Leave out the pictures and retype only the lines from the opening line to the line that holds "const rrHi = [0.89, 1.07, 1.05, 0.87, 1.01, 1.11];", both ends included.
═══ Given material ═══
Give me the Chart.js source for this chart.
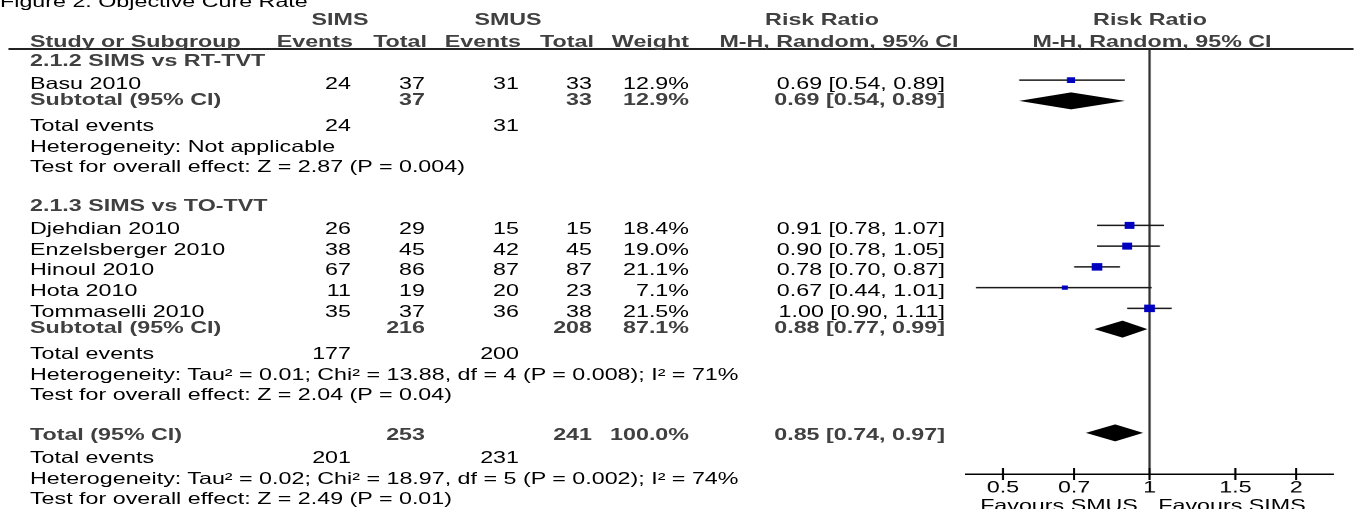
<!DOCTYPE html>
<html><head><meta charset="utf-8">
<script src="https://cdn.jsdelivr.net/npm/chart.js@4.4.1/dist/chart.umd.min.js"></script>
<style>
html,body{margin:0;padding:0;background:#fff;overflow:hidden;width:1362px;height:509px}
#stage{position:absolute;left:0;top:0;width:966px;height:509px;transform-origin:0 0;}
#stage canvas{position:absolute;left:0;top:0;}
.t{position:absolute;white-space:nowrap;font-family:"Liberation Sans",Arial,sans-serif;font-size:16.5px;line-height:16.5px;color:#000;}
.b{font-weight:bold;color:#404040;}
.r{transform:translateX(-100%);}
.c{transform:translateX(-50%);}
#rule{position:absolute;height:0;border-top:2px solid #222;}
</style></head>
<body><div id="stage"><canvas id="c" width="966" height="509"></canvas><div id="rule"></div></div>
<script>
// ---------------- DATA ----------------
const title = "Figure 2: Objective Cure Rate";
const studies = ["Basu 2010", "Djehdian 2010", "Enzelsberger 2010", "Hinoul 2010", "Hota 2010", "Tommaselli 2010"];
const simsEvents = [24, 26, 38, 67, 11, 35];
const simsTotal = [37, 29, 45, 86, 19, 37];
const smusEvents = [31, 15, 42, 87, 20, 36];
const smusTotal = [33, 15, 45, 87, 23, 38];
const weights = [12.9, 18.4, 19.0, 21.1, 7.1, 21.5];
const rr = [0.69, 0.91, 0.90, 0.78, 0.67, 1.00];
const rrLo = [0.54, 0.78, 0.78, 0.70, 0.44, 0.90];
const rrHi = [0.89, 1.07, 1.05, 0.87, 1.01, 1.11];

const subgroupNames = ["2.1.2 SIMS vs RT-TVT", "2.1.3 SIMS vs TO-TVT"];
const subgroupStudies = [[0], [1, 2, 3, 4, 5]];
const subSimsTotal = [37, 216];
const subSmusTotal = [33, 208];
const subWeight = [12.9, 87.1];
const subRR = [0.69, 0.88];
const subLo = [0.54, 0.77];
const subHi = [0.89, 0.99];
const subSimsEvents = [24, 177];
const subSmusEvents = [31, 200];
const subHet = ["Heterogeneity: Not applicable",
  "Heterogeneity: Tau\u00B2 = 0.01; Chi\u00B2 = 13.88, df = 4 (P = 0.008); I\u00B2 = 71%"];
const subTest = ["Test for overall effect: Z = 2.87 (P = 0.004)",
  "Test for overall effect: Z = 2.04 (P = 0.04)"];

const totalSimsTotal = 253;
const totalSmusTotal = 241;
const totalWeight = 100.0;
const totalRR = 0.85, totalLo = 0.74, totalHi = 0.97;
const totalSimsEvents = 201, totalSmusEvents = 231;
const totalHet = "Heterogeneity: Tau\u00B2 = 0.02; Chi\u00B2 = 18.97, df = 5 (P = 0.002); I\u00B2 = 74%";
const totalTest = "Test for overall effect: Z = 2.49 (P = 0.01)";

const tickValues = [0.5, 0.7, 1, 1.5, 2];
const tickLabels = ["0.5", "0.7", "1", "1.5", "2"];
const favoursLeft = "Favours SMUS", favoursRight = "Favours SIMS";

// ---------------- LAYOUT / STYLE ----------------
const W = 966, H = 509, SX = 1362 / W;
const FS = 16.5, CAP_MID = 0.4885;
const ROW_PX = 20.75;
const PLOT_TOP = 49, PLOT_BOTTOM = 474, PLOT_LEFT = 966, PLOT_RIGHT = 1333;
const X_MIN = 0.42, X_MAX = 2.38;
const SQ_K = 1.146;      // point radius per sqrt(weight)
const DIAMOND_H = 8.5;
const COL = {label: 30, simsEv: 351, simsTot: 425, smusEv: 519, smusTot: 592, weight: 689, rrText: 945};
const OFF = {group: 0.5, study: 2.5, subtotal: -2, events: 3.5, het: 3.5, test: 2.5, total: 1};

const stage = document.getElementById('stage');
stage.style.transform = 'scaleX(' + SX + ')';
const rule = document.getElementById('rule');
rule.style.left = (8 / SX) + 'px';
rule.style.top = '48px';
rule.style.width = ((1353 - 8) / SX) + 'px';

// table rows
const rows = [];
subgroupNames.forEach((name, g) => {
  rows.push({kind: 'group', g});
  subgroupStudies[g].forEach(i => rows.push({kind: 'study', i}));
  rows.push({kind: 'subtotal', g});
  rows.push({kind: 'events', a: subSimsEvents[g], b: subSmusEvents[g]});
  rows.push({kind: 'het', text: subHet[g]});
  rows.push({kind: 'test', text: subTest[g]});
  rows.push({kind: 'blank'});
});
rows.push({kind: 'total'});
rows.push({kind: 'events', a: totalSimsEvents, b: totalSmusEvents});
rows.push({kind: 'het', text: totalHet});
rows.push({kind: 'test', text: totalTest});

const rowY = r => r + 0.5;
const studyY = [];
const summaries = [];
rows.forEach((row, r) => {
  if (row.kind === 'study') studyY[row.i] = rowY(r);
  if (row.kind === 'subtotal') summaries.push({y: rowY(r), est: subRR[row.g], lo: subLo[row.g], hi: subHi[row.g]});
  if (row.kind === 'total') summaries.push({y: rowY(r), est: totalRR, lo: totalLo, hi: totalHi});
});

const forestPlugin = {
  id: 'forest',
  beforeDatasetsDraw(chart) {
    const {ctx, chartArea, scales: {x, y}} = chart;
    ctx.save();
    // line of no effect
    const x1 = x.getPixelForValue(1);
    ctx.strokeStyle = '#333';
    ctx.lineWidth = 1.6;
    ctx.beginPath(); ctx.moveTo(x1, chartArea.top); ctx.lineTo(x1, chartArea.bottom); ctx.stroke();
    // confidence intervals
    ctx.strokeStyle = '#1a1a1a';
    ctx.lineWidth = 1.4;
    studies.forEach((s, i) => {
      const py = y.getPixelForValue(studyY[i]);
      ctx.beginPath();
      ctx.moveTo(x.getPixelForValue(rrLo[i]), py);
      ctx.lineTo(x.getPixelForValue(rrHi[i]), py);
      ctx.stroke();
    });
    // summary diamonds
    ctx.fillStyle = '#000';
    summaries.forEach(d => {
      const py = y.getPixelForValue(d.y);
      const pe = x.getPixelForValue(d.est);
      ctx.beginPath();
      ctx.moveTo(x.getPixelForValue(d.lo), py);
      ctx.lineTo(pe, py - DIAMOND_H);
      ctx.lineTo(x.getPixelForValue(d.hi), py);
      ctx.lineTo(pe, py + DIAMOND_H);
      ctx.closePath();
      ctx.fill();
    });
    ctx.restore();
  },
  afterDraw(chart) {
    const {ctx, chartArea, scales: {x}} = chart;
    ctx.save();
    ctx.strokeStyle = '#000';
    ctx.lineWidth = 1.5;
    x.ticks.forEach(t => {
      const px = x.getPixelForValue(t.value);
      ctx.beginPath(); ctx.moveTo(px, chartArea.bottom - 6); ctx.lineTo(px, chartArea.bottom + 6); ctx.stroke();
    });
    ctx.restore();
  }
};

const chart = new Chart(document.getElementById('c'), {
  type: 'scatter',
  data: {
    datasets: [{
      data: studies.map((s, i) => ({x: rr[i], y: studyY[i]})),
      pointStyle: 'rect',
      pointRadius: c => SQ_K * Math.sqrt(weights[c.dataIndex]),
      pointHoverRadius: c => SQ_K * Math.sqrt(weights[c.dataIndex]),
      backgroundColor: '#0000C0',
      borderWidth: 0,
      showLine: false
    }]
  },
  options: {
    responsive: false,
    animation: false,
    devicePixelRatio: 2,
    events: [],
    layout: {padding: {left: PLOT_LEFT / SX, right: W - PLOT_RIGHT / SX, top: PLOT_TOP, bottom: 0}},
    plugins: {legend: {display: false}, tooltip: {enabled: false}},
    scales: {
      x: {
        type: 'logarithmic', position: 'bottom', min: X_MIN, max: X_MAX,
        afterBuildTicks: s => { s.ticks = tickValues.map(v => ({value: v})); },
        afterFit: s => { s.height = H - PLOT_BOTTOM; },
        grid: {display: false, drawTicks: false},
        border: {display: true, color: '#000', width: 1.5},
        ticks: {
          autoSkip: false, maxRotation: 0, padding: 4, color: '#000',
          font: {family: '"Liberation Sans", Arial, sans-serif', size: FS},
          callback: v => tickLabels[tickValues.indexOf(v)]
        }
      },
      y: {type: 'linear', display: false, min: 0, max: (PLOT_BOTTOM - PLOT_TOP) / ROW_PX, reverse: true}
    }
  },
  plugins: [forestPlugin]
});

// ---------------- TEXT ----------------
function put(str, xPage, yc, align, bold) {
  const d = document.createElement('div');
  d.className = 't' + (bold ? ' b' : '') + (align === 'r' ? ' r' : align === 'c' ? ' c' : '');
  d.textContent = str;
  d.style.left = (xPage / SX) + 'px';
  d.style.top = (yc - CAP_MID * FS) + 'px';
  stage.appendChild(d);
}
const fmtW = w => w.toFixed(1) + '%';
const fmtRR = (e, l, h) => e.toFixed(2) + ' [' + l.toFixed(2) + ', ' + h.toFixed(2) + ']';

put(title, 0, 1, 'l', false);
put('SIMS', 340, 19, 'c', true);
put('SMUS', 508, 19, 'c', true);
put('Risk Ratio', 822, 19, 'c', true);
put('Risk Ratio', 1150, 19, 'c', true);
put('Study or Subgroup', COL.label, 41, 'l', true);
put('Events', COL.simsEv + 2, 41, 'r', true);
put('Total', COL.simsTot + 2, 41, 'r', true);
put('Events', COL.smusEv + 2, 41, 'r', true);
put('Total', COL.smusTot + 2, 41, 'r', true);
put('Weight', COL.weight, 41, 'r', true);
put('M-H, Random, 95% CI', 839, 41, 'c', true);
put('M-H, Random, 95% CI', 1152, 41, 'c', true);

const ys = chart.scales.y;
rows.forEach((row, r) => {
  if (row.kind === 'blank') return;
  const yc = ys.getPixelForValue(rowY(r)) + OFF[row.kind];
  if (row.kind === 'group') {
    put(subgroupNames[row.g], COL.label, yc, 'l', true);
  } else if (row.kind === 'study') {
    const i = row.i;
    put(studies[i], COL.label, yc, 'l', false);
    put(String(simsEvents[i]), COL.simsEv, yc, 'r', false);
    put(String(simsTotal[i]), COL.simsTot, yc, 'r', false);
    put(String(smusEvents[i]), COL.smusEv, yc, 'r', false);
    put(String(smusTotal[i]), COL.smusTot, yc, 'r', false);
    put(fmtW(weights[i]), COL.weight, yc, 'r', false);
    put(fmtRR(rr[i], rrLo[i], rrHi[i]), COL.rrText, yc, 'r', false);
  } else if (row.kind === 'subtotal') {
    const g = row.g;
    put('Subtotal (95% CI)', COL.label, yc, 'l', true);
    put(String(subSimsTotal[g]), COL.simsTot, yc, 'r', true);
    put(String(subSmusTotal[g]), COL.smusTot, yc, 'r', true);
    put(fmtW(subWeight[g]), COL.weight, yc, 'r', true);
    put(fmtRR(subRR[g], subLo[g], subHi[g]), COL.rrText, yc, 'r', true);
  } else if (row.kind === 'total') {
    put('Total (95% CI)', COL.label, yc, 'l', true);
    put(String(totalSimsTotal), COL.simsTot, yc, 'r', true);
    put(String(totalSmusTotal), COL.smusTot, yc, 'r', true);
    put(fmtW(totalWeight), COL.weight, yc, 'r', true);
    put(fmtRR(totalRR, totalLo, totalHi), COL.rrText, yc, 'r', true);
  } else if (row.kind === 'events') {
    put('Total events', COL.label, yc, 'l', false);
    put(String(row.a), COL.simsEv, yc, 'r', false);
    put(String(row.b), COL.smusEv, yc, 'r', false);
  } else {
    put(row.text, COL.label, yc, 'l', false);
  }
});
put(favoursLeft, 1059, 505, 'c', false);
put(favoursRight, 1232, 505, 'c', false);
</script>
</body></html>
═══
**Solution for this problem**
Give me the Chart.js source for this chart.
<!DOCTYPE html>
<html><head><meta charset="utf-8">
<script src="https://cdn.jsdelivr.net/npm/chart.js@4.4.1/dist/chart.umd.min.js"></script>
<style>
html,body{margin:0;padding:0;background:#fff;overflow:hidden;width:1362px;height:509px}
#stage{position:absolute;left:0;top:0;width:966px;height:509px;transform-origin:0 0;}
#stage canvas{position:absolute;left:0;top:0;}
.t{position:absolute;white-space:nowrap;font-family:"Liberation Sans",Arial,sans-serif;font-size:16.5px;line-height:16.5px;color:#000;}
.b{font-weight:bold;color:#404040;}
.r{transform:translateX(-100%);}
.c{transform:translateX(-50%);}
#rule{position:absolute;height:0;border-top:2px solid #222;}
</style></head>
<body><div id="stage"><canvas id="c" width="966" height="509"></canvas><div id="rule"></div></div>
<script>
// ---------------- DATA ----------------
const title = "Figure 2: Objective Cure Rate";
const studies = ["Basu 2010", "Djehdian 2010", "Enzelsberger 2010", "Hinoul 2010", "Hota 2010", "Tommaselli 2010"];
const simsEvents = [24, 26, 38, 67, 11, 35];
const simsTotal = [37, 29, 45, 86, 19, 37];
const smusEvents = [31, 15, 42, 87, 20, 36];
const smusTotal = [33, 15, 45, 87, 23, 38];
const weights = [12.9, 18.4, 19.0, 21.1, 7.1, 21.5];
const rr = [0.69, 0.91, 0.90, 0.78, 0.67, 1.00];
const rrLo = [0.54, 0.78, 0.78, 0.70, 0.44, 0.90];
const rrHi = [0.89, 1.07, 1.05, 0.87, 1.01, 1.11];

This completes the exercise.